В заключительном разделе «Discours de la Méthode» Декарт признается, что «могущество природы простирается так далеко, а начала мои так просты и общи, что мне не представляется никакого частного следствия, которое не могло бы быть выведено из начал несколькими различными способами, так что самым трудным для меня было найти, каким способом лучше всего выразить эту зависимость»1554. Иными словами, потребность в эксперименте в конечном счете оказывается связанной с информативной природой причинно-следственной связи.
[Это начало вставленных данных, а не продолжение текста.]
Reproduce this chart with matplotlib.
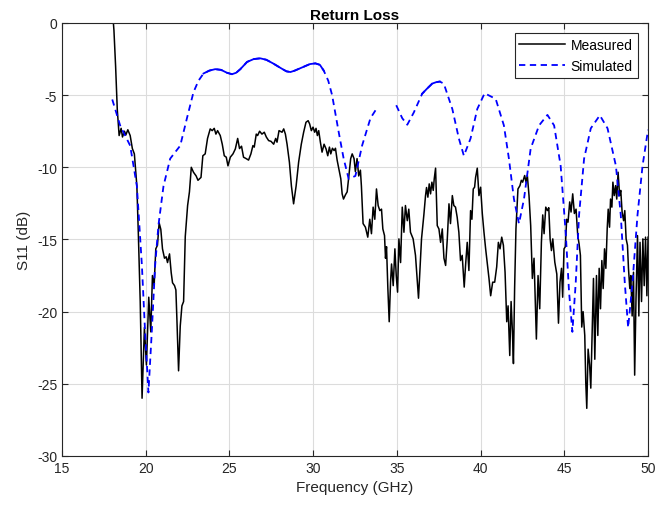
import numpy as np
import matplotlib
matplotlib.use("Agg")
import matplotlib.pyplot as plt

plt.rcParams['font.family'] = ['Liberation Sans', 'DejaVu Sans']
plt.rcParams['axes.unicode_minus'] = False

# measured S11
freq_meas = [18.0, 18.1, 18.2, 18.3, 18.37, 18.41, 18.53, 18.61, 18.73, 18.81, 18.93, 19.07, 19.2, 19.32,
             19.47, 19.56, 19.67, 19.78, 19.92, 20.04, 20.18, 20.3, 20.4, 20.5, 20.6, 20.7, 20.8, 20.9,
             21.0, 21.12, 21.22, 21.3, 21.42, 21.52, 21.6, 21.72, 21.8, 21.86, 21.96, 22.06, 22.16, 22.26,
             22.36, 22.5, 22.61, 22.72, 22.85, 23.01, 23.12, 23.3, 23.41, 23.55, 23.69, 23.85, 23.97, 24.09,
             24.19, 24.29, 24.45, 24.57, 24.69, 24.81, 24.91, 25.05, 25.21, 25.35, 25.49, 25.6, 25.72, 25.84,
             26.0, 26.14, 26.28, 26.4, 26.48, 26.6, 26.68, 26.8, 26.94, 27.08, 27.2, 27.34, 27.48, 27.64,
             27.76, 27.84, 27.96, 28.14, 28.24, 28.34, 28.44, 28.58, 28.7, 28.83, 28.98, 29.13, 29.29, 29.43,
             29.57, 29.7, 29.79, 29.89, 29.99, 30.09, 30.17, 30.25, 30.33, 30.43, 30.53, 30.65, 30.77, 30.87,
             30.97, 31.05, 31.15, 31.25, 31.33, 31.43, 31.53, 31.65, 31.73, 31.81, 31.93, 32.03, 32.12, 32.24,
             32.33, 32.44, 32.52, 32.62, 32.72, 32.82, 32.88, 32.98, 33.12, 33.26, 33.38, 33.48, 33.58, 33.68,
             33.78, 33.88, 33.98, 34.08, 34.16, 34.26, 34.32, 34.38, 34.46, 34.54, 34.62, 34.68, 34.78, 34.88,
             34.96, 35.04, 35.12, 35.22, 35.32, 35.42, 35.51, 35.62, 35.71, 35.81, 35.97, 36.11, 36.21, 36.29,
             36.37, 36.47, 36.61, 36.71, 36.77, 36.85, 36.93, 37.01, 37.09, 37.17, 37.23, 37.31, 37.41, 37.51,
             37.61, 37.71, 37.81, 37.91, 38.01, 38.11, 38.2, 38.31, 38.4, 38.5, 38.6, 38.7, 38.8, 38.9,
             39.02, 39.1, 39.2, 39.3, 39.4, 39.48, 39.56, 39.64, 39.7, 39.8, 39.9, 40.0, 40.1, 40.2,
             40.3, 40.4, 40.5, 40.6, 40.72, 40.84, 40.96, 41.06, 41.16, 41.26, 41.36, 41.46, 41.56, 41.64,
             41.74, 41.82, 41.9, 41.96, 42.03, 42.11, 42.23, 42.35, 42.43, 42.51, 42.63, 42.71, 42.79, 42.89,
             42.99, 43.09, 43.19, 43.33, 43.43, 43.53, 43.63, 43.71, 43.79, 43.89, 43.99, 44.07, 44.15, 44.23,
             44.31, 44.43, 44.55, 44.65, 44.74, 44.83, 44.9, 44.98, 45.06, 45.14, 45.22, 45.32, 45.4, 45.5,
             45.6, 45.7, 45.8, 45.88, 45.96, 46.04, 46.12, 46.22, 46.28, 46.34, 46.42, 46.51, 46.58, 46.66,
             46.74, 46.82, 46.92, 47.0, 47.08, 47.16, 47.24, 47.32, 47.4, 47.48, 47.56, 47.62, 47.7, 47.76,
             47.84, 47.9, 47.98, 48.06, 48.13, 48.21, 48.3, 48.37, 48.45, 48.54, 48.61, 48.69, 48.77, 48.83,
             48.91, 48.97, 49.05, 49.13, 49.2, 49.28, 49.37, 49.45, 49.52, 49.61, 49.69, 49.77, 49.85, 49.93,
             50.0]
s11_meas = [1.0, -0.5, -3.0, -6.0, -7.1, -7.8, -7.3, -7.9, -7.5, -7.76, -7.4, -7.8, -8.7, -9.07,
            -11.3, -14.7, -19.3, -26.0, -21.1, -23.7, -19.0, -21.4, -17.5, -18.2, -15.65, -15.4, -13.85, -14.3,
            -15.65, -16.3, -16.2, -16.6, -16.0, -17.3, -18.0, -18.2, -18.5, -20.5, -24.1, -21.0, -19.6, -19.3,
            -14.8, -12.65, -11.7, -10.0, -10.34, -10.6, -10.9, -10.7, -9.2, -9.07, -8.0, -7.34, -7.46, -7.3,
            -7.7, -7.46, -7.8, -8.4, -9.2, -9.3, -9.9, -9.3, -9.07, -8.73, -8.0, -8.7, -8.54, -9.3,
            -9.4, -9.5, -9.07, -8.5, -8.6, -7.7, -7.8, -7.5, -7.7, -7.57, -7.9, -8.15, -8.2, -8.4,
            -8.0, -8.26, -7.46, -7.57, -7.34, -7.7, -8.4, -9.65, -11.3, -12.53, -11.3, -9.65, -8.4, -7.57,
            -6.88, -6.77, -7.0, -7.46, -7.22, -7.57, -7.3, -7.8, -7.46, -8.26, -8.95, -8.4, -8.73, -9.2,
            -8.6, -9.07, -8.68, -8.84, -8.68, -9.5, -10.1, -10.8, -11.84, -12.2, -11.9, -11.7, -10.7, -9.4,
            -9.07, -9.4, -10.3, -9.4, -10.6, -10.2, -11.3, -13.9, -14.15, -14.84, -13.6, -14.6, -12.76, -13.6,
            -11.5, -12.65, -13.0, -12.9, -14.27, -14.73, -16.3, -15.5, -18.4, -20.7, -17.96, -16.7, -18.2, -15.65,
            -17.5, -18.65, -14.96, -16.6, -12.76, -14.5, -12.65, -13.7, -12.9, -14.5, -14.96, -16.1, -17.7, -19.07,
            -17.27, -14.96, -13.3, -11.96, -11.4, -12.07, -11.15, -11.84, -11.03, -11.6, -10.8, -10.06, -14.04, -14.27,
            -15.2, -14.27, -16.3, -16.8, -14.96, -12.53, -13.9, -11.96, -12.65, -12.76, -13.46, -14.5, -16.46, -16.1,
            -18.3, -16.8, -15.2, -17.15, -13.0, -13.6, -11.5, -11.38, -10.7, -10.06, -11.96, -11.38, -13.2, -14.5,
            -15.65, -16.7, -17.7, -18.9, -17.96, -17.96, -16.9, -15.2, -15.65, -14.84, -15.4, -17.27, -20.7, -19.6,
            -23.04, -19.3, -21.4, -23.6, -18.4, -14.27, -11.5, -11.27, -10.9, -11.03, -10.57, -11.03, -10.57, -11.96,
            -14.04, -17.7, -16.3, -21.9, -17.5, -19.8, -15.2, -13.3, -14.6, -12.76, -13.0, -12.8, -14.96, -15.77,
            -14.96, -16.57, -17.4, -20.8, -17.96, -17.0, -19.0, -15.65, -15.5, -13.6, -13.8, -12.4, -13.1, -11.84,
            -13.2, -12.9, -14.73, -15.3, -16.1, -21.07, -20.0, -21.65, -24.9, -26.7, -22.6, -23.7, -25.3, -21.4,
            -17.7, -23.3, -17.5, -21.65, -17.0, -19.8, -16.46, -18.4, -15.65, -17.0, -14.27, -12.9, -14.15, -12.2,
            -12.76, -11.03, -11.96, -11.27, -12.2, -10.34, -11.96, -11.6, -13.1, -13.7, -13.0, -14.96, -15.4, -17.0,
            -18.4, -17.5, -20.3, -17.27, -24.4, -19.1, -14.73, -20.3, -15.2, -19.3, -14.96, -18.2, -14.84, -18.9,
            -14.84]

# simulated S11 (nan = gap in the data)
freq_sim = [18.0, 18.47, 19.07, 19.47, 19.77, 19.96, 20.16, 20.36, 20.56, 20.76, 21.06, 21.46, 22.06, 22.46,
            22.85, 23.15, 23.45, 23.8, 24.15, 24.5, 24.85, 25.15, 25.4, 25.65, 26.05, 26.45, 26.84, 27.2,
            27.6, 28.1, 28.4, 28.64, 28.9, 29.4, 29.8, 30.13, 30.4, 30.63, 30.9, 31.13, 31.53, 31.82,
            32.12, 32.52, 32.92, 33.42, 33.86, 34.4, 34.96, 35.32, 35.62, 36.01, 36.51, 36.8, 37.11, 37.35,
            37.56, 37.8, 38.31, 38.7, 39.0, 39.4, 39.8, 40.24, 40.9, 41.39, 41.69, 41.99, 42.29, 42.59,
            42.99, 43.49, 43.99, 44.39, 44.78, 45.08, 45.28, 45.48, 45.68, 45.88, 46.18, 46.58, 47.12, 47.58,
            48.08, 48.37, 48.61, 48.81, 49.07, 49.37, 49.67, 50.0]
s11_sim = [-5.3, -7.1, -8.5, -11.3, -16.8, -21.4, -25.6, -21.4, -16.8, -14.0, -11.3, -9.4, -8.5, -6.6,
           -4.8, -4.0, -3.5, -3.3, -3.2, -3.25, -3.45, -3.55, -3.45, -3.2, -2.7, -2.5, -2.45, -2.55,
           -2.8, -3.15, -3.35, -3.4, -3.3, -3.05, -2.85, -2.8, -2.9, -3.3, -4.0, -5.0, -7.6, -9.4,
           -10.8, -10.6, -8.5, -6.6, -5.8, np.nan, -5.7, -6.6, -7.05, -6.2, -4.9, -4.55, -4.2, -4.1,
           -4.06, -4.2, -5.96, -8.0, -9.2, -8.0, -5.96, -4.87, -5.26, -7.1, -9.4, -12.2, -13.9, -12.2,
           -8.7, -7.1, -6.37, -7.1, -9.9, -14.5, -18.6, -21.4, -18.0, -13.3, -9.4, -7.3, -6.4, -7.3,
           -9.9, -13.3, -18.0, -21.1, -18.0, -13.3, -9.9, -7.4]

fs = np.array(freq_sim)
ss = np.array(s11_sim)

fig = plt.figure(figsize=(6.55, 5.10), dpi=100)
ax = fig.add_axes([0.0947, 0.104, 0.8947, 0.849])

ax.plot(freq_meas, s11_meas, color='black', lw=1.1, label='Measured')
ax.plot(fs, ss, color='blue', lw=1.3, ls=(0, (3.5, 2.5)), label='Simulated')
# densely sampled parts render solid in the original
for lo, hi in [(23.4, 30.7), (36.4, 37.7)]:
    m = (fs >= lo) & (fs <= hi)
    ax.plot(fs[m], ss[m], color='blue', lw=1.3)

ax.set_xlim(15, 50)
ax.set_ylim(-30, 0)
ax.set_xticks(np.arange(15, 51, 5))
ax.set_yticks(np.arange(-30, 1, 5))
ax.grid(True, color='#dcdcdc', lw=0.8)
ax.set_axisbelow(True)
ax.tick_params(direction='in', top=True, right=True, labelsize=10, colors='#262626', length=4)
for s in ax.spines.values():
    s.set_color('#262626')
    s.set_linewidth(0.8)

ax.set_title('Return Loss', fontsize=11, fontweight='bold', pad=3)
ax.set_xlabel('Frequency (GHz)', fontsize=11, color='#262626')
ax.set_ylabel('S11 (dB)', fontsize=11, color='#262626')

leg = ax.legend(loc='upper right', fontsize=10, fancybox=False, framealpha=1,
                edgecolor='#262626', handlelength=3.3, handletextpad=0.4,
                borderaxespad=0.75, borderpad=0.35)
leg.get_frame().set_linewidth(0.8)

fig.savefig('out.png', dpi=100)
Именно по причине информативной избыточности принятых им начал (principia) Декарт вынужден заполнять «зияние длящегося опыта» (М.К. Мамардашвили) измышленными гипотезами и придуманными «механизмами» явлений, «intellectually constructed objects»1555. Именно эти искусственные мыслительные конструкции, не имеющие никакого отношения к истинным «механизмам» Вселенной, должны были заполнить собой зазор между ясно и отчетливо постижимыми картезианскими началами и наблюдаемым миром.
BRAVE NEW WORLD
Галилей и Ньютон, окажись они в ситуации прямого диалога (то есть личной беседы) с Декартом, могли бы возразить (что они фактически и делали в своих работах): человек в состоянии объяснять природные явления, например свободное падение тела, как если бы в теле наличествовала некая внутренняя (или запечатленная извне) сила (тяжесть), и вывести по причине регулярности действия этой силы (или, точнее, по причине регулярности явлений, якобы обусловленных действием этой якобы присущей телам силы) некий закон, который допускает эмпирическую проверку и потому отражает объективную природную ситуацию. Ньютон, для которого проблема actio in distans стала одной из самых серьезных1556 и который в результате долгих размышлений и экспериментов вынужден был перейти от понятия «не оказывающей сопротивления среды» («De motu», декабрь 1684) к понятию «не оказывающего сопротивления, то есть пустого, пространства» («De gravitatione» и вариант «De motu» начала 1685), что означало разрыв с идеей механического телесного гравитационного эфира, в итоге в публичных дискуссиях о тяготении предпочел говорить лишь «strictly and geometrically».